**WHAT IS EXPECTED**:
Print, word for word, the opening line of the data below and every line after it through the line that contains "const Y_TICKS = [0, 25, 50, 75, 100];", but not the pictures.

**DATASET SECTION**:
--- --- ---

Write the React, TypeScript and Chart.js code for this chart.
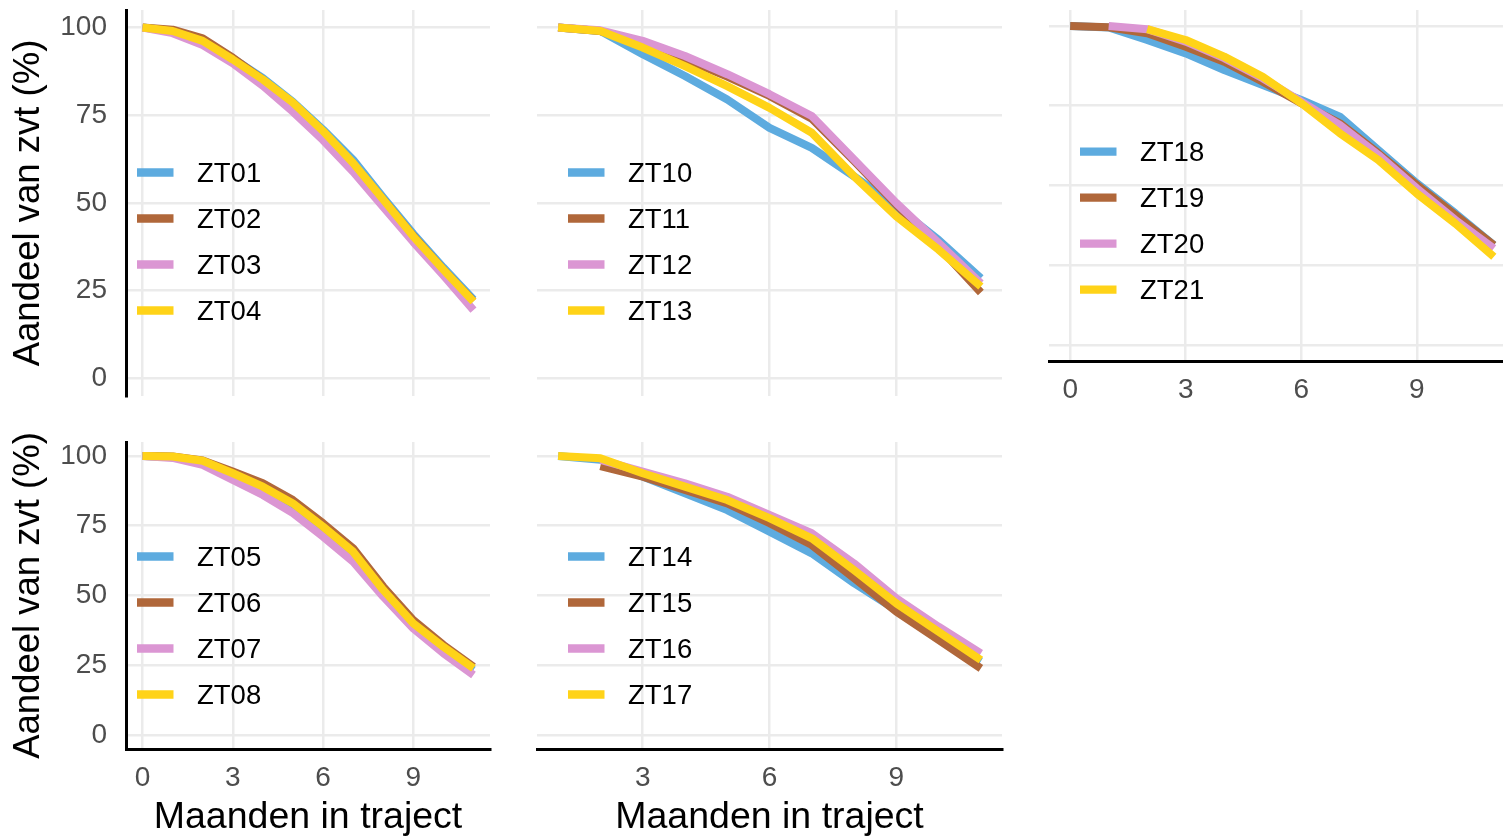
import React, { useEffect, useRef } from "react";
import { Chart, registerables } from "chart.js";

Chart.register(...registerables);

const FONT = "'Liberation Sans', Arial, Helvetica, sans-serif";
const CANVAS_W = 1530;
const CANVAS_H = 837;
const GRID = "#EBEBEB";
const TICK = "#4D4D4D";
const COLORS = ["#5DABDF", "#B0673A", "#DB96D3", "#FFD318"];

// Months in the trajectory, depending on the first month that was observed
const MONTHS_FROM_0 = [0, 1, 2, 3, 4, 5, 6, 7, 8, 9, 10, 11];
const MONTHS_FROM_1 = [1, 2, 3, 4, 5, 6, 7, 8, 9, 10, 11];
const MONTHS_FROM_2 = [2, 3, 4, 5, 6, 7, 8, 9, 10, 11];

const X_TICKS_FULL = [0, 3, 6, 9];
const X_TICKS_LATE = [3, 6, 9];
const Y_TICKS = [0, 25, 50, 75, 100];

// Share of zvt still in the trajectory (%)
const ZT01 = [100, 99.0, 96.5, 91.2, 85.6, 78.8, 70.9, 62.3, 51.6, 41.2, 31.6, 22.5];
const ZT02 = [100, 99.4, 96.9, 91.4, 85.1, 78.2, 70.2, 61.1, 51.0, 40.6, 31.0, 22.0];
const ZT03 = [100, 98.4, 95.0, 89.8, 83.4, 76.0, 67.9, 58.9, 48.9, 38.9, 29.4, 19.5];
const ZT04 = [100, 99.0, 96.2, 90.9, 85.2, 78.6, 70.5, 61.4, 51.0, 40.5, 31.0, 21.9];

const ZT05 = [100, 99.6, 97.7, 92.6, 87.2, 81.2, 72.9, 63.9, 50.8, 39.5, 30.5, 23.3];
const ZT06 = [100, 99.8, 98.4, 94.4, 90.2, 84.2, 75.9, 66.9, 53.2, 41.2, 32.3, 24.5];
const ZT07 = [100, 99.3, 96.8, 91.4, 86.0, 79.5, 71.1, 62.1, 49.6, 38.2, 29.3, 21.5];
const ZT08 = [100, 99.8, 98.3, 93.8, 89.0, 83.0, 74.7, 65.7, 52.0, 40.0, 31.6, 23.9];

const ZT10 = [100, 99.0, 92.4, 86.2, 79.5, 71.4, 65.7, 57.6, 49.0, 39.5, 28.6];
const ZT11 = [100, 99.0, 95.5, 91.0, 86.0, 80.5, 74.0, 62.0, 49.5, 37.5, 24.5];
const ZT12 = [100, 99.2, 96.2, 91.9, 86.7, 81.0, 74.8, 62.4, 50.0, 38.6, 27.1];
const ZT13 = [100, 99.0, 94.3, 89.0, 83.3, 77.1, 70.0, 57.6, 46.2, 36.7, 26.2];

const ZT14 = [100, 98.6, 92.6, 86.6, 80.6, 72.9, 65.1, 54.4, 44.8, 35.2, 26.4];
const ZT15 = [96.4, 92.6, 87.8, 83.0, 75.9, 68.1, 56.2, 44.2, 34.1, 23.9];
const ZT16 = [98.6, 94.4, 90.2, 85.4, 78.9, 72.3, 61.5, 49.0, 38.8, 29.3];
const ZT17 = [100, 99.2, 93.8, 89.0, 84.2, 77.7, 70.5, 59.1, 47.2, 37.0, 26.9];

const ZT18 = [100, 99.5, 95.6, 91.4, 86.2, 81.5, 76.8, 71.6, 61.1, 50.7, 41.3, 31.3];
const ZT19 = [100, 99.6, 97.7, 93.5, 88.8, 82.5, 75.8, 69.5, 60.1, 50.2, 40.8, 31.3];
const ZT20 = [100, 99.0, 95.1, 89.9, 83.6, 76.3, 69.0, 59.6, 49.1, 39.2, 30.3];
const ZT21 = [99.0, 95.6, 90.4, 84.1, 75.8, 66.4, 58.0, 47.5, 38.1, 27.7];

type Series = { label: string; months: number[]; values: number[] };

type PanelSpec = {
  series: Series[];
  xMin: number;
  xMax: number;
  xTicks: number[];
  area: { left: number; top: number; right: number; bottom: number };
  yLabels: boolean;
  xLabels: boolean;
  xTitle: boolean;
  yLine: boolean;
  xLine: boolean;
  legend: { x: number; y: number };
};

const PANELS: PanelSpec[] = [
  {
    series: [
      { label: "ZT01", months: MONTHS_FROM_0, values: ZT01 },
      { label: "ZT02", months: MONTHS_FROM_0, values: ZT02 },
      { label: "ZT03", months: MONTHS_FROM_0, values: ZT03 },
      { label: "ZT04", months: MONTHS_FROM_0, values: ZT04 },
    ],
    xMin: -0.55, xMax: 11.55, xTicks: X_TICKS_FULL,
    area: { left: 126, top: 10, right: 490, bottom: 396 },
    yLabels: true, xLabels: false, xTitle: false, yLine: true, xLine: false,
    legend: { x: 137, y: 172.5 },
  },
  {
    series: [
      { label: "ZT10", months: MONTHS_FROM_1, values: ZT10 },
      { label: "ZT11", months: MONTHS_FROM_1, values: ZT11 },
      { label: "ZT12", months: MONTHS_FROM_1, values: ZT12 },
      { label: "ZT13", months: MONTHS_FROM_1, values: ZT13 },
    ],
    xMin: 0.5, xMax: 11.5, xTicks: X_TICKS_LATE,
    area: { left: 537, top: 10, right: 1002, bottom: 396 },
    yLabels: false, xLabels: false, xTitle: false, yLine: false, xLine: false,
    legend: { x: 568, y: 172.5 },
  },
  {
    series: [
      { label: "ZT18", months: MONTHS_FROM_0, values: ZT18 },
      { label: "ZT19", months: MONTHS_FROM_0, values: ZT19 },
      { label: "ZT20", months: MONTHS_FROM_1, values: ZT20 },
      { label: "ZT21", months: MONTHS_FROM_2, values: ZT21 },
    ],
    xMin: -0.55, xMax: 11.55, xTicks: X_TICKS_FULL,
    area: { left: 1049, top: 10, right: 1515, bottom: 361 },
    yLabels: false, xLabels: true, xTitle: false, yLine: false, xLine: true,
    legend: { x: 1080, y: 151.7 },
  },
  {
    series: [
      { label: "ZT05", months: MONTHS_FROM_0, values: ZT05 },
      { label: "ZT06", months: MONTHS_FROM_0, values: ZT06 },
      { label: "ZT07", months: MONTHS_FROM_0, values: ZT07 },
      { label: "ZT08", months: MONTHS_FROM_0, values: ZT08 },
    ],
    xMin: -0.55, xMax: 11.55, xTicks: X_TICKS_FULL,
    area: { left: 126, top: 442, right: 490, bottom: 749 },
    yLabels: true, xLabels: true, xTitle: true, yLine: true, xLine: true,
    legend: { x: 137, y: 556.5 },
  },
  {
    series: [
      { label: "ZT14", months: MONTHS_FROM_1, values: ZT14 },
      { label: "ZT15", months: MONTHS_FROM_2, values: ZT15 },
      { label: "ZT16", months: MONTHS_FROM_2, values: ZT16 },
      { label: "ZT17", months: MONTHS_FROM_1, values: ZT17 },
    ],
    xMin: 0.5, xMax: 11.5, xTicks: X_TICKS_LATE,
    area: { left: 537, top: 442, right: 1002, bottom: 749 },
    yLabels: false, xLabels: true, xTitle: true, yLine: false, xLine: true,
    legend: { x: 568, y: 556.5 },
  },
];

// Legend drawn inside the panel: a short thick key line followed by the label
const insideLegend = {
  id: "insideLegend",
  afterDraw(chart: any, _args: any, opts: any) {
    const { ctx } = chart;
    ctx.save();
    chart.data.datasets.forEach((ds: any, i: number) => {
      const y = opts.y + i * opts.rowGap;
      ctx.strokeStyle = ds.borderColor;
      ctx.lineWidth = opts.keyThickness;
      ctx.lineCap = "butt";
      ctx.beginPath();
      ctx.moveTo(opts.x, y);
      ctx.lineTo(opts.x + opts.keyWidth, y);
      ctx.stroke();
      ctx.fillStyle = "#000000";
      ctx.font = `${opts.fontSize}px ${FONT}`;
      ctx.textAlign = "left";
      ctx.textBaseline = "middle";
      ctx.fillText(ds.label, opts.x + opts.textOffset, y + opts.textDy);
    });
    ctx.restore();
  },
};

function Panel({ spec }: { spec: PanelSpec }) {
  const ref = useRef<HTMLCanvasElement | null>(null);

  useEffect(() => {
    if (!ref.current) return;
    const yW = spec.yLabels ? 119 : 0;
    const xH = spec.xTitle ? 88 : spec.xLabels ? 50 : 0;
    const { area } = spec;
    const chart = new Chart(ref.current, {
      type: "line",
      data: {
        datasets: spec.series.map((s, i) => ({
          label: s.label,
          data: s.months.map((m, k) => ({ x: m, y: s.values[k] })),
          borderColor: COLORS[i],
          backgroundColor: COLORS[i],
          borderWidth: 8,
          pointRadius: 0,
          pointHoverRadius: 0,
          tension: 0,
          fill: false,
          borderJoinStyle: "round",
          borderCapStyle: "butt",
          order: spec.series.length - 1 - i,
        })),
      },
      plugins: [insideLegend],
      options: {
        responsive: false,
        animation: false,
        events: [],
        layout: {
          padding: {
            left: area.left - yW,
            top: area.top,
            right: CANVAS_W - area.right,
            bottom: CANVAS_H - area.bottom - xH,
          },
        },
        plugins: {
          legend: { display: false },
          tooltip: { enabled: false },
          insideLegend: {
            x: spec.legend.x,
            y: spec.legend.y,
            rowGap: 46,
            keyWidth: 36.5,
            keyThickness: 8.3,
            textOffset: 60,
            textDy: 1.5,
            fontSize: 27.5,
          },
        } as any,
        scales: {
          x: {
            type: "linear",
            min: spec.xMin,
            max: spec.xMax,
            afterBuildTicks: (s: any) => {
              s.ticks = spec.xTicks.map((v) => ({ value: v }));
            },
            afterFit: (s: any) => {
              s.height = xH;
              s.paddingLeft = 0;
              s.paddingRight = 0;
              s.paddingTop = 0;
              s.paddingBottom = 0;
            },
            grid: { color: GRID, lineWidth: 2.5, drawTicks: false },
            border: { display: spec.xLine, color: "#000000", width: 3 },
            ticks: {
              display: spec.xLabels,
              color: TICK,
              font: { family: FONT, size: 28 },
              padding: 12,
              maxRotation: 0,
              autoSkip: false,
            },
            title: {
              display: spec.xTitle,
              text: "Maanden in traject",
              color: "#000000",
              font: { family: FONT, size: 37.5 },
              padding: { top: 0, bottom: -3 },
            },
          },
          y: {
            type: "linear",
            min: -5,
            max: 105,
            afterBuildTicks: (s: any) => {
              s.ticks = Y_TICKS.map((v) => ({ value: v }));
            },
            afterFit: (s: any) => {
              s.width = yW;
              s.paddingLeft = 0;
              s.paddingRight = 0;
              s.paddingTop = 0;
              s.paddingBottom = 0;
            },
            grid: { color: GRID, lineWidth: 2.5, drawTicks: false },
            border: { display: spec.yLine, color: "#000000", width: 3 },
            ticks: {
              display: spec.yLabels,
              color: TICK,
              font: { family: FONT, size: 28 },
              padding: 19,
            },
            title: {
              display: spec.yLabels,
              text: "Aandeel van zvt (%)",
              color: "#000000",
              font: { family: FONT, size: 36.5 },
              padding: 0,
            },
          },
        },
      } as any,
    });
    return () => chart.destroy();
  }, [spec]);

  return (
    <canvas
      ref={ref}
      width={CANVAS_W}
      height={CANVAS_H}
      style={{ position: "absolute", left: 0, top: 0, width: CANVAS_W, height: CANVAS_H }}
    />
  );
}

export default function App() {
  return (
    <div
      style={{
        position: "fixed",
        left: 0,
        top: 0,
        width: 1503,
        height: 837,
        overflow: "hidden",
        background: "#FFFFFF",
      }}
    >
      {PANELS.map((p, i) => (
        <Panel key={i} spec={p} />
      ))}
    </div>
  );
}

--- --- ---

**ANSWER TO THE TASK**:
Write the React, TypeScript and Chart.js code for this chart.
import React, { useEffect, useRef } from "react";
import { Chart, registerables } from "chart.js";

Chart.register(...registerables);

const FONT = "'Liberation Sans', Arial, Helvetica, sans-serif";
const CANVAS_W = 1530;
const CANVAS_H = 837;
const GRID = "#EBEBEB";
const TICK = "#4D4D4D";
const COLORS = ["#5DABDF", "#B0673A", "#DB96D3", "#FFD318"];

// Months in the trajectory, depending on the first month that was observed
const MONTHS_FROM_0 = [0, 1, 2, 3, 4, 5, 6, 7, 8, 9, 10, 11];
const MONTHS_FROM_1 = [1, 2, 3, 4, 5, 6, 7, 8, 9, 10, 11];
const MONTHS_FROM_2 = [2, 3, 4, 5, 6, 7, 8, 9, 10, 11];

const X_TICKS_FULL = [0, 3, 6, 9];
const X_TICKS_LATE = [3, 6, 9];
const Y_TICKS = [0, 25, 50, 75, 100];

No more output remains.